Six Moon Dance by Sheri S. Tepper

Thinking was troublesome, hurtful, and useless. He gave up thinking and merely went.

They had left the sneakways of the house and entered a natural tunnel, or so Questioner identified it from the texture of the stone. There was no way to get lost, for there were no side tunnels, merely this partially dissolved stratum of limestone, floored with harder stone, naturally sloping downward and penetrated from above by rough tufts of root. Among the roots she heard the squeak and chitter of small creatures, and when one fled across the edge of her sight she saw a being the size of her hand, winged with tight membranes stretching between fore and rear limbs.

“What is that called?” she asked, directing her voice down the tunnel ahead of them.

“Dibigon,” came a drifting voice, soft as the twitter of a drowsy bird. “Self-creators. You would say swoopers.”

“I didn’t know they could speak our language,” muttered Mouche, talking to his feet. “No one told me.” Then, remembering his childhood, he flushed again. Of course they had spoken his language. How could he have forgotten?

Questioner called, “How far down do we go?”

“All way,” whispered the voice. “To baimoi. To dwell-below.”

As they went farther, the stones around them began to glow, at first with a hint of palest green along the edges, growing brighter the farther they went, enabling them to see the outlines of the stones around them, the fading distance of the tunnel ahead. Questioner reduced her own light to a soft, reddish glow, and soon the luminescence became a brighter yellow. Coincident with this brightening, they heard the murmuring of a stream.

They found the source of the liquid burbling at an intersection of their tunnel and a larger, more cylindrical one was half-filled with smooth, dark water, visible as a shadow against the bright luminescence of the opposite wall. The water, though silent elsewhere throughout its course, burbled at the conjunction of the two tunnels where irregular blocks of stone had fallen to interrupt its flow. There, also, were two podlike shapes drawn onto the shingle, each one about five meters long and less than a meter wide, each shining with the same light as the stone itself.

Questioner put her face close to the rock, amplified her vision, and saw that the luminescence was the product of bacteria accumulated in lichenous growths that covered every surface. Some were effulgently yellow, others emitted blue or green or even violet light.

Ornery looked over the pods, thumping them with her fist and finding them rather rubbery. “You don’t call these ships, I hope,” she said in a disgusted tone. “Canoes, I’d call them, if that.”

“Their size befits a small river,” said Questioner. “Neither of these will bear my weight, however, so I will rely upon my flotation devices.”

“Flotation devices?” asked Ornery.

“Some worlds are water worlds,” said Questioner. “Some people swim or even dive about their activities.

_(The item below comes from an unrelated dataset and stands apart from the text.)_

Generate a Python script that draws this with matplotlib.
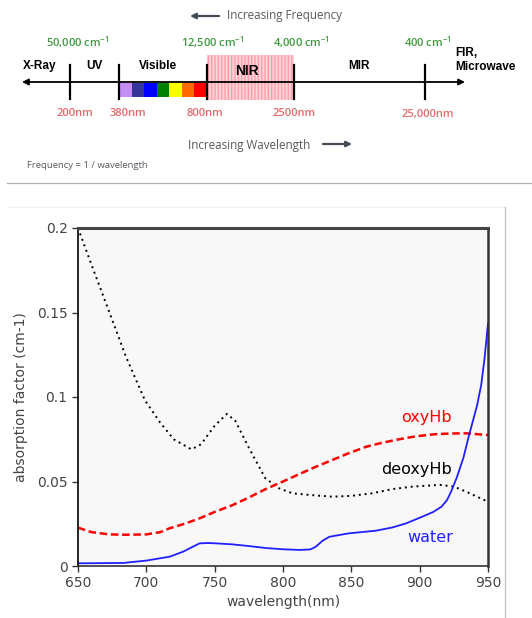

Some people are arboreal. Some are cave dwellers. I was designed to get about in any of them, to swim or dive or brachiate or soar or crawl, not always gracefully, but always efficiently.”

Mouche and Ornery stared doubtfully at the pods, looking around for something more solid, seeing nothing that would float. It seemed to be the pod or nothing. Questioner, reading their minds, patted them on the shoulders comfortingly. “Many things will no doubt be made clear as we go.”

Several Timmys leapt into one of the boats, which then slipped into the water of its own accord and floated a little way downstream, remaining there, quiet in the current. Mouche and Ornery started to push one of the boats into the river, only to have it slip along the rocky beach by itself. They climbed into it, sat in the rubbery bottom facing one another and felt their bottoms bumping over small rocks that were easily discernable through the half-flexible substance of the vessel. Questioner waded into the stream and hooked herself to the back edge of the boat that held Mouche and Ornery, her mid parts ballooning until she bobbed on the ripples like a hollow ball. She was near enough that her reddish glow still illuminated both Mouche and Ornery, near enough to speak and be heard, though once they had pushed off into the river, she seemed disinclined to do so. There were no paddles or oars. Evidently it was intended they should simply float wherever they were going, though that did not explain the fact that the little boats maintained their relative distance and position, no matter how the tunnel twisted or how the water eddied.